The Food and Drug Administration (FDA) granted accelerated approval to the drug belantamab mafodotin-blmf (BLENREP; GlaxoSmithKline) on August 5, 2020, for the treatment of adult patients with relapsed or refractory multiple myeloma. These patients must have previously been treated with at least 4 therapies, including an anti-CD38 monoclonal antibody, a proteasome inhibitor, and an immunomodulatory agent. The results of phase II multicenter DREAMM-2 trial provided substantial evidence of the effectiveness of the treatment.

Patients were given belantamab mafodotin intravenously at a dose of either 2.5 or 3.4 mg/kg once every 3 weeks until the disease progressed or the toxicity became intolerable. In the experiment, the total response rate was 31% in the group that received 2.5 mg/kg, while it was 34% in the cohort that received 3.4 mg/kg. The most common adverse effect was keratopathy, which appeared in 71% and 77% of patients. Alterations in visual acuity, blurred vision, and dry eye were some of the other ocular toxicities that were observed.

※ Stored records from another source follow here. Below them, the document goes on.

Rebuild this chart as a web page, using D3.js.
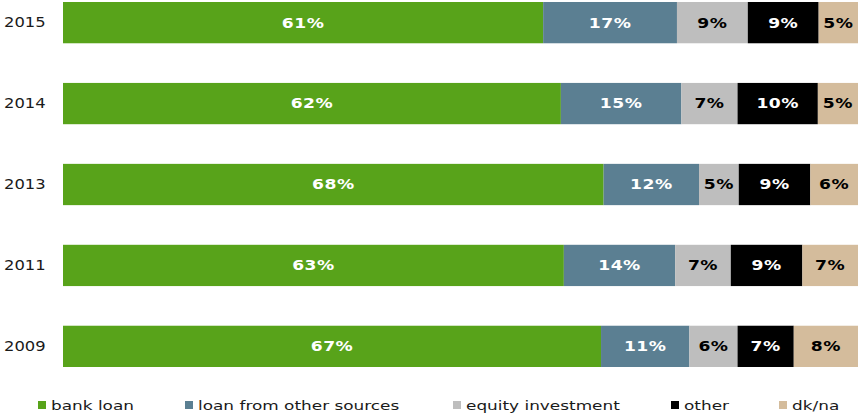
<!DOCTYPE html>
<html>
<head>
<meta charset="utf-8">
<script src="https://cdn.jsdelivr.net/npm/d3@7"></script>
<style>
  html, body { margin: 0; padding: 0; background: #fff; }
  svg { display: block; font-family: "DejaVu Sans", Verdana, sans-serif; }
</style>
</head>
<body>
<svg id="chart" width="859" height="415"></svg>
<script>
// Sources of business financing by year (shares, %)
const years = ["2015", "2014", "2013", "2011", "2009"];
const seriesNames = ["bank loan", "loan from other sources", "equity investment", "other", "dk/na"];
const bankLoan      = [61, 62, 68, 63, 67];
const otherSources  = [17, 15, 12, 14, 11];
const equity        = [9, 7, 5, 7, 6];
const otherFinance  = [9, 10, 9, 9, 7];
const dkna          = [5, 5, 6, 7, 8];

const colors     = ["#58a31a", "#5b7f92", "#bebebe", "#000000", "#d4bc9c"];
const textColors = ["#ffffff", "#ffffff", "#000000", "#ffffff", "#000000"];

const seriesValues = [bankLoan, otherSources, equity, otherFinance, dkna];

const rows = years.map((y, i) => {
  const row = { year: y };
  seriesNames.forEach((s, k) => row[s] = seriesValues[k][i]);
  return row;
});

// Each bar fills the full width: shares are stacked as fractions of the row total
const stack = d3.stack().keys(seriesNames).offset(d3.stackOffsetExpand);
const layers = stack(rows);

const svg = d3.select("#chart");
const x = d3.scaleLinear().domain([0, 1]).range([63, 858]);
const y = d3.scaleBand().domain(years).range([2, 367]).paddingInner(0.49);

// Text is set in a horizontally widened face
const wide = (tx, ty, sx) => `translate(${tx},${ty}) scale(${sx},1)`;

const g = svg.append("g");

layers.forEach((layer, k) => {
  const grp = g.append("g");
  grp.selectAll("rect")
    .data(layer)
    .join("rect")
    .attr("x", d => x(d[0]))
    .attr("y", d => y(d.data.year))
    .attr("width", d => x(d[1]) - x(d[0]))
    .attr("height", y.bandwidth())
    .attr("fill", colors[k]);

  grp.selectAll("text")
    .data(layer)
    .join("text")
    .attr("transform", d => wide((x(d[0]) + x(d[1])) / 2, y(d.data.year) + y.bandwidth() / 2, 1.27))
    .attr("dy", "0.36em")
    .attr("text-anchor", "middle")
    .attr("font-size", 13.5)
    .attr("font-weight", "bold")
    .attr("letter-spacing", "0.4px")
    .attr("fill", textColors[k])
    .text(d => d.data[seriesNames[k]] + "%");
});

// Year labels
const yAxis = d3.axisLeft(y).tickSize(0).tickPadding(0);
const ax = svg.append("g").call(yAxis);
ax.select(".domain").remove();
ax.selectAll(".tick").attr("transform", d => wide(4, y(d) + y.bandwidth() / 2, 1.17));
ax.selectAll("text")
  .attr("text-anchor", "start")
  .attr("font-family", "DejaVu Sans, Verdana, sans-serif")
  .attr("font-size", 14)
  .attr("fill", "#1a1a1a");

// Legend
const legendX = [38, 185, 453, 671, 779];
const legend = svg.append("g").selectAll("g")
  .data(seriesNames)
  .join("g")
  .attr("transform", (d, i) => `translate(${legendX[i]},405)`);
legend.append("rect")
  .attr("x", 0).attr("y", -4)
  .attr("width", 8).attr("height", 8)
  .attr("fill", (d, i) => colors[i]);
legend.append("text")
  .attr("transform", wide(13, 0, 1.3))
  .attr("dy", "0.36em")
  .attr("font-size", 13)
  .attr("fill", "#1a1a1a")
  .text(d => d);
</script>
</body>
</html>
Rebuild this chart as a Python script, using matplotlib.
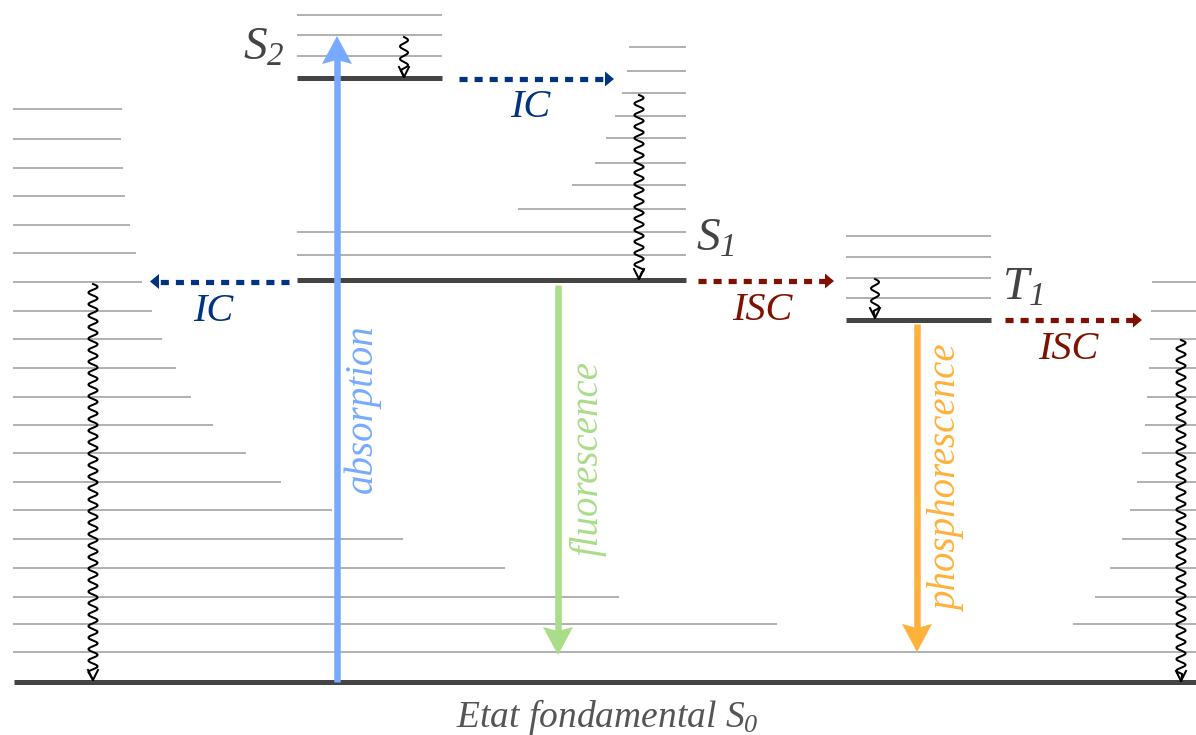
import matplotlib
matplotlib.use("Agg")
import matplotlib.pyplot as plt
from matplotlib.patches import Polygon
from matplotlib import font_manager
import numpy as np

_names = {f.name for f in font_manager.fontManager.ttflist}
SERIF = next((n for n in ["Liberation Serif", "FreeSerif", "Libertinus Serif",
                          "DejaVu Serif"] if n in _names), "serif")

plt.rcParams['mathtext.fontset'] = 'custom'
plt.rcParams['mathtext.it'] = SERIF + ':italic'
plt.rcParams['mathtext.rm'] = SERIF + ':italic'

# ---------------- data (pixel units of the diagram) ----------------
# main electronic levels: name, y, x-start, x-end
level_names = ["S0", "S1", "S2", "T1"]
level_y = [682, 280, 78, 320]
level_x0 = [14, 297, 297, 846]
level_x1 = [1196, 686, 442, 991]

# S0 vibrational rungs (left ladder end, right ladder start)
s0_rung_y = [109.3, 138.7, 167.7, 196.3, 225.0, 253.3, 282.0, 310.7, 339.0,
             367.7, 396.7, 425.0, 453.3, 482.0, 510.3, 539.3, 568.0, 596.7,
             624.3, 651.7]
s0_left_end = [122, 121, 123, 125, 130, 136, 142, 152, 162, 176, 191, 213,
               246, 281, 332, 403, 505, 619, 777, 1196]
s0_right_y = [282.0, 310.7, 339.0, 367.7, 396.7, 425.0, 453.3, 482.0, 510.3,
              539.3, 568.0, 596.7, 624.3]
s0_right_start = [1152, 1151, 1150, 1149, 1147, 1145, 1142, 1137, 1130, 1122,
                  1110, 1095, 1073]

# S1 vibrational rungs (start x, all end at 686)
s1_rung_y = [47.0, 70.7, 93.0, 115.7, 138.3, 162.7, 185.3, 208.7, 232.3, 254.7]
s1_rung_x0 = [629, 627, 622, 615, 606, 595, 572, 518, 297, 297]
s1_rung_x1 = 686

# S2 vibrational rungs
s2_rung_y = [14.7, 35.0, 55.7]
# T1 vibrational rungs
t1_rung_y = [235.6, 256.8, 278.0, 298.2]

# radiative transitions: label, x, y_from, y_to, colour
rad_labels = ["absorption", "fluorescence", "phosphorescence"]
rad_x = [337, 558, 917]
rad_from = [682, 285, 324]
rad_to = [36, 655, 652]
rad_colors = ["#77aaff", "#aadd88", "#ffb13b"]
rad_label_xy = [(362, 409), (588, 458), (948, 479)]

# non-radiative (wavy) relaxations: x, y_from, y_to
wavy_x = [404, 639, 93, 875, 1181]
wavy_from = [37, 95, 284, 279, 340]
wavy_to = [77, 279, 680, 318, 681]

# dashed transfers: label, y, x_from, x_to, colour, label position
dash_labels = ["IC", "IC", "ISC", "ISC"]
dash_y = [79, 281.5, 281, 320]
dash_from = [459, 289, 698, 1005]
dash_to = [614, 150, 834, 1142]
dash_colors = ["#003380", "#003380", "#7f1100", "#7f1100"]
dash_label_xy = [(530, 107), (213, 311), (762, 310), (1068, 349)]

# level labels
lvl_label_text = [r"$S_2$", r"$S_1$", r"$T_1$"]
lvl_label_xy = [(264, 47), (715, 238), (1023, 287)]
ground_label = r"Etat fondamental $S_0$"
ground_label_xy = (607, 717)

# ---------------- drawing ----------------
W, H = 1196, 735
fig = plt.figure(figsize=(W / 100, H / 100), dpi=100)
ax = fig.add_axes([0, 0, 1, 1])
ax.set_xlim(0, W)
ax.set_ylim(H, 0)
ax.axis("off")

px = 0.72  # points per pixel
grey = "#aaaaaa"
dark = "#444444"
thin = 1.8 * px

# thin rungs
for y, x1 in zip(s0_rung_y, s0_left_end):
    ax.plot([13, x1], [y, y], color=grey, lw=thin, solid_capstyle="butt", zorder=1)
for y, x0 in zip(s0_right_y, s0_right_start):
    ax.plot([x0, W], [y, y], color=grey, lw=thin, solid_capstyle="butt", zorder=1)
for y, x0 in zip(s1_rung_y, s1_rung_x0):
    ax.plot([x0, s1_rung_x1], [y, y], color=grey, lw=thin, solid_capstyle="butt", zorder=1)
for y in s2_rung_y:
    ax.plot([297, 442], [y, y], color=grey, lw=thin, solid_capstyle="butt", zorder=1)
for y in t1_rung_y:
    ax.plot([846, 991], [y, y], color=grey, lw=thin, solid_capstyle="butt", zorder=1)

# thick electronic levels
for y, x0, x1 in zip(level_y, level_x0, level_x1):
    ax.plot([x0, x1], [y, y], color=dark, lw=5 * px, solid_capstyle="butt", zorder=3)

# radiative arrows
def stealth_head(x, tip, direction, color, length=28, half=15, notch=4):
    base = tip - direction * length
    pts = [(x, tip), (x + half, base), (x, base + direction * notch), (x - half, base)]
    ax.add_patch(Polygon(pts, closed=True, facecolor=color, edgecolor="none", zorder=5))
    return base + direction * notch

for x, y0, y1, c in zip(rad_x, rad_from, rad_to, rad_colors):
    d = 1 if y1 > y0 else -1
    yb = stealth_head(x, y1, d, c)
    ax.plot([x, x], [y0, yb + d * 2], color=c, lw=6.5 * px, solid_capstyle="butt", zorder=4)

for (tx, ty), t, c in zip(rad_label_xy, rad_labels, rad_colors):
    ax.text(tx, ty, t, rotation=90, ha="center", va="center", color=c,
            fontsize=28, family=SERIF, style="italic", zorder=6)

# wavy arrows
def wavy(x, y0, y1, amp=4.6, period=11.5):
    yy = np.linspace(y0, y1 - 7, 500)
    xx = x + amp * np.sin(2 * np.pi * (yy - y0) / period)
    xx = np.append(xx, x)
    yy = np.append(yy, y1)
    ax.plot(xx, yy, color="black", lw=2.0 * px, zorder=6)
    ax.plot([x - 5, x, x + 5], [y1 - 10, y1, y1 - 10], color="black", lw=2.0 * px,
            zorder=6, solid_joinstyle="miter")

for x, y0, y1 in zip(wavy_x, wavy_from, wavy_to):
    if y1 - y0 < 60:
        wavy(x, y0, y1, amp=4.0, period=12.5)
    else:
        wavy(x, y0, y1)

# dashed arrows
for y, x0, x1, c in zip(dash_y, dash_from, dash_to, dash_colors):
    d = 1 if x1 > x0 else -1
    hl = 9
    ax.plot([x0, x1 - d * hl], [y, y], color=c, lw=5.2 * px, linestyle=(0, (1.55, 1.35)),
            dash_capstyle="butt", zorder=4)
    ax.add_patch(Polygon([(x1, y), (x1 - d * hl, y - 7.5), (x1 - d * hl, y + 7.5)],
                         closed=True, facecolor=c, edgecolor="none", zorder=4))

for (tx, ty), t, c in zip(dash_label_xy, dash_labels, dash_colors):
    ax.text(tx, ty, t, ha="center", va="center", color=c, fontsize=29,
            family=SERIF, style="italic", zorder=6)

# level labels
for (tx, ty), t in zip(lvl_label_xy, lvl_label_text):
    ax.text(tx, ty, t, ha="center", va="center", color="#444444", fontsize=34, zorder=6)

ax.text(ground_label_xy[0], ground_label_xy[1], ground_label, ha="center", va="center",
        color="#555555", fontsize=27, family=SERIF, style="italic", zorder=6)

fig.savefig("out.png", dpi=100)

Belantamab mafodotin’s prescribing instructions in the United States include a boxed warning for ocular toxicity, and the drug can only be obtained through a restricted program that falls under a Risk Evaluation and Mitigation Strategy. This article provides a summary of the data and the review procedure that the FDA went through to justify the accelerated approval of belantamab mafodotin administered intravenously at a dose of 2.5 mg/kg once every 3 weeks. This approval could be conditional on the confirmation and elaboration of the therapeutic benefit seen in the confirmatory trial (s).